What needs to be done =>
Using the entries that follow, collect the lines where the word "with" appears.

── Data to process

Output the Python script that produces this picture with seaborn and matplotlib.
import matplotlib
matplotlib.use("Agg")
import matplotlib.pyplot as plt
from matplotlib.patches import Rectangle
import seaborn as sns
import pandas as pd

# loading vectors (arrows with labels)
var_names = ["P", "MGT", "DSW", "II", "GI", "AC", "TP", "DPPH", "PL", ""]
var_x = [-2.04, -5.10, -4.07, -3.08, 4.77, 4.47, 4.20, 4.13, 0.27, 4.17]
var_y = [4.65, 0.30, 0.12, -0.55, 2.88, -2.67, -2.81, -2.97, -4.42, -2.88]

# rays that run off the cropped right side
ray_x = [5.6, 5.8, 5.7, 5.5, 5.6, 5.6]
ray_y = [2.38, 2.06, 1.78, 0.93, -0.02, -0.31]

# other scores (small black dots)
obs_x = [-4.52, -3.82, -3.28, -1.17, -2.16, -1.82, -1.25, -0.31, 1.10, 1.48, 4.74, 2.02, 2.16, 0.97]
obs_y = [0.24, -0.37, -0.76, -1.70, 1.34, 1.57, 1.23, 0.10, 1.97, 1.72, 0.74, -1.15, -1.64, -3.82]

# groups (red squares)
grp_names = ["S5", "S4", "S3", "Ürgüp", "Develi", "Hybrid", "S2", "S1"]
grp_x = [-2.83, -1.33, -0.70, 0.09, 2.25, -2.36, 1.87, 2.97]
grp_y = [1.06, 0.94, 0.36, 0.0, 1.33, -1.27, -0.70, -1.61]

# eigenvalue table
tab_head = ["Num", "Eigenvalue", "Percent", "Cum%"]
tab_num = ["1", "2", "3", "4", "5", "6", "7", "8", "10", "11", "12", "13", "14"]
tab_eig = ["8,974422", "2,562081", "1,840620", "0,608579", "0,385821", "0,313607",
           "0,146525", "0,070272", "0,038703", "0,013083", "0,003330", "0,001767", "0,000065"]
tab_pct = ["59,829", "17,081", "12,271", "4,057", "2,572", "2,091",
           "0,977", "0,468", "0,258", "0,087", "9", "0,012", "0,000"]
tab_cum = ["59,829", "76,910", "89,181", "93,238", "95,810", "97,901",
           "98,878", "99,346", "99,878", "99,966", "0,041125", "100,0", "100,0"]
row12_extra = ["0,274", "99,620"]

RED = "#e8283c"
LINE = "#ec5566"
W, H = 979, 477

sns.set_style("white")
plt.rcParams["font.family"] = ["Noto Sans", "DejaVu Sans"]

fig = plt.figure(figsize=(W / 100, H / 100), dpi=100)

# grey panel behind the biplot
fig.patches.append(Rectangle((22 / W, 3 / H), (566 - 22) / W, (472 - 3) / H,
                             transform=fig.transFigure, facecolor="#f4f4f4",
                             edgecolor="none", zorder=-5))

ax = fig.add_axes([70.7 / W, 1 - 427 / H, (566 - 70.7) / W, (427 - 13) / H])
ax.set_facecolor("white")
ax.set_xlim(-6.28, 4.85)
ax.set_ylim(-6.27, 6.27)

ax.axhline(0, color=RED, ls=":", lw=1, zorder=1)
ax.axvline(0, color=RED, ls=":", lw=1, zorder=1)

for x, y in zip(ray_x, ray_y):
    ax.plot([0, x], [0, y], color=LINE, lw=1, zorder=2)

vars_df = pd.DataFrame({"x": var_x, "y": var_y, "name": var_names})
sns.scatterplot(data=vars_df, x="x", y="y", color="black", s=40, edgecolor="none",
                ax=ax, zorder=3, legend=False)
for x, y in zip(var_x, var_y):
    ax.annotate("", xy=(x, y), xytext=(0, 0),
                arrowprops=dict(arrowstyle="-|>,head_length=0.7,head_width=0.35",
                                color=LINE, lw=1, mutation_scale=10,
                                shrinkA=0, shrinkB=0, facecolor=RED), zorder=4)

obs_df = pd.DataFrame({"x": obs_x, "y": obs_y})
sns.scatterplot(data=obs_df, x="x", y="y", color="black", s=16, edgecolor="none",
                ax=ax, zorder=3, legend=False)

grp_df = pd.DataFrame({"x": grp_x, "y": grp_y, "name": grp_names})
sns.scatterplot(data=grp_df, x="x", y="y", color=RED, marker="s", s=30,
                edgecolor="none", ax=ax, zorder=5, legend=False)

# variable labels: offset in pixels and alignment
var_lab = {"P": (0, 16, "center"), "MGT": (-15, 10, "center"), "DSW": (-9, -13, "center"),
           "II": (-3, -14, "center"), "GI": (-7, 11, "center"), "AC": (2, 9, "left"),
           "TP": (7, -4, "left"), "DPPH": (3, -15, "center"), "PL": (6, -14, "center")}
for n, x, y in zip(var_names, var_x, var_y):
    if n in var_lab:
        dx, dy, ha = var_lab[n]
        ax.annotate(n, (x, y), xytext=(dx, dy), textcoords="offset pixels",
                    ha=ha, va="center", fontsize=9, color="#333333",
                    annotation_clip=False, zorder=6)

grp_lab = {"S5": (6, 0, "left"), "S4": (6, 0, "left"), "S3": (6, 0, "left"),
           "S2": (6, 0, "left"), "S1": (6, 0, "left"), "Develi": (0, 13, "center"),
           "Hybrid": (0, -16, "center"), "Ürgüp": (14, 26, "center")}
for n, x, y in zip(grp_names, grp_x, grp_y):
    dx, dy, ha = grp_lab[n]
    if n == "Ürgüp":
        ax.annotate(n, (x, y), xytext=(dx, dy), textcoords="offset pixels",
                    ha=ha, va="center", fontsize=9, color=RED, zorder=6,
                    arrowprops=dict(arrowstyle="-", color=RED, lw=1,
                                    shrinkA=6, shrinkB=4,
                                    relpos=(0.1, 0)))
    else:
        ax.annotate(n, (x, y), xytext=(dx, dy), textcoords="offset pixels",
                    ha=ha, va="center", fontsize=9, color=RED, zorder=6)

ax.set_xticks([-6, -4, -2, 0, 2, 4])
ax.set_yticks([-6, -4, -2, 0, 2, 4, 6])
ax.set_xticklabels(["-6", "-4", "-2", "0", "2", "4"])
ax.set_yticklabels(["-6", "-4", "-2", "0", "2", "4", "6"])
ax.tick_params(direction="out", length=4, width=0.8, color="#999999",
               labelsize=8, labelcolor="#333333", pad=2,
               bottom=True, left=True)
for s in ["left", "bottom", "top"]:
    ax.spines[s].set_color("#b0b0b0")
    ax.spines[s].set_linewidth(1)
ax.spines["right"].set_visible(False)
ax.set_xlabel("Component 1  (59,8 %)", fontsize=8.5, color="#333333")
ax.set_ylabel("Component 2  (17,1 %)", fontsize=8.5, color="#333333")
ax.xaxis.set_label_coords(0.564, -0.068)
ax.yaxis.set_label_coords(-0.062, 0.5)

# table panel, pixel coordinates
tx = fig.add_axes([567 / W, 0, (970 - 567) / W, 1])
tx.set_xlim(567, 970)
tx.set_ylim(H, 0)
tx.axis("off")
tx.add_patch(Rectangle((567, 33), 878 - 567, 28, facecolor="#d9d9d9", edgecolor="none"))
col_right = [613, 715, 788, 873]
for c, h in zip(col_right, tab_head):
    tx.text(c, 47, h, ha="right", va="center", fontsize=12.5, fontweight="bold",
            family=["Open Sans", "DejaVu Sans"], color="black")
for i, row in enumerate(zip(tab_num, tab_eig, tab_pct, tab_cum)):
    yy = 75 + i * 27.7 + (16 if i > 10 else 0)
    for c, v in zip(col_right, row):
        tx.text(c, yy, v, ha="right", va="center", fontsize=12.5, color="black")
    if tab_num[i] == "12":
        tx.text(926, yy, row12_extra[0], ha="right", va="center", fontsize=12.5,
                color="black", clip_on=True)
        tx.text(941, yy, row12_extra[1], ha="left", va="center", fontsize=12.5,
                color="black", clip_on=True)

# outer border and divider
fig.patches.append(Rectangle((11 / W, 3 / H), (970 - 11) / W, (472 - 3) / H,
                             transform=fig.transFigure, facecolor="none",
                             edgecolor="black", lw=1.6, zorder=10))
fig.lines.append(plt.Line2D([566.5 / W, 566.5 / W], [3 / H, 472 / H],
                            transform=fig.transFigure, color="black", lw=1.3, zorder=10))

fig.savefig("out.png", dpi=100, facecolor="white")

────
── Data to process

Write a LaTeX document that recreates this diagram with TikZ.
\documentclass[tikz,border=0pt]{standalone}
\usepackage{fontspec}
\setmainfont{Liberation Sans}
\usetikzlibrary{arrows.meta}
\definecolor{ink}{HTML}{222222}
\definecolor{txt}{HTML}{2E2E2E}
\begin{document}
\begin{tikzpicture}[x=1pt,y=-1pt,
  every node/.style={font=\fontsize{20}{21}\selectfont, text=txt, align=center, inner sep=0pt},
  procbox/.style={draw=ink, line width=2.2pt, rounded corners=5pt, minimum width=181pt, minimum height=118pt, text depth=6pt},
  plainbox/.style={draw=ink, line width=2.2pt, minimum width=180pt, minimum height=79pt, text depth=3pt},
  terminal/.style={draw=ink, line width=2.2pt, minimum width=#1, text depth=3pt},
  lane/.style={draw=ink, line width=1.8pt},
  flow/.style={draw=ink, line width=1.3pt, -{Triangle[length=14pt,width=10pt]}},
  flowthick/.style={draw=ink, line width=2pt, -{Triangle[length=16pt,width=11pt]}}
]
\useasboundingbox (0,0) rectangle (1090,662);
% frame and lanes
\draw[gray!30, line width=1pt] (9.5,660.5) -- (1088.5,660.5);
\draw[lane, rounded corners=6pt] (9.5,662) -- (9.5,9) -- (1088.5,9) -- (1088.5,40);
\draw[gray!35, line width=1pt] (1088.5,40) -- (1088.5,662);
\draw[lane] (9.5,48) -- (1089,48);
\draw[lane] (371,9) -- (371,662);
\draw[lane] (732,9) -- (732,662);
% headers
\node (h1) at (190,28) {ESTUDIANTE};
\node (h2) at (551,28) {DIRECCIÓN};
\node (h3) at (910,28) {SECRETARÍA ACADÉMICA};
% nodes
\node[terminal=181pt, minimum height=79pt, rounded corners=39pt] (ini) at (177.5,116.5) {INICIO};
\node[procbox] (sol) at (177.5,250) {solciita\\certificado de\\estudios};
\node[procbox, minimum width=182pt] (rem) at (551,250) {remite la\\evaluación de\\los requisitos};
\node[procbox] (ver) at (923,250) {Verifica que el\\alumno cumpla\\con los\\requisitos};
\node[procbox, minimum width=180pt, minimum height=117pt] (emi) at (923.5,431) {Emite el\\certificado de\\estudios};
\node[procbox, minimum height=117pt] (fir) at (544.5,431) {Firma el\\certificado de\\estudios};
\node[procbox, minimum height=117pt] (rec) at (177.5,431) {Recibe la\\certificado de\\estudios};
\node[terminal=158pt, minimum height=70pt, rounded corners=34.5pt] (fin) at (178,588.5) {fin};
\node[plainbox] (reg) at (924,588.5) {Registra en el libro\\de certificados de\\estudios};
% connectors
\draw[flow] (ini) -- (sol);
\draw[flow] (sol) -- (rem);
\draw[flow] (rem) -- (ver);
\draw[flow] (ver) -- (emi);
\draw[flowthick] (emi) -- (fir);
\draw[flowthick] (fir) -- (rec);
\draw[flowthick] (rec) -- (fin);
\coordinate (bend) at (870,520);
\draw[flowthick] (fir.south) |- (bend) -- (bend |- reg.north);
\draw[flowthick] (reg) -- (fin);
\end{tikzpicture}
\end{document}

────

Written solution =>
Output the Python script that produces this picture with seaborn and matplotlib.
# loading vectors (arrows with labels)
Write a LaTeX document that recreates this diagram with TikZ.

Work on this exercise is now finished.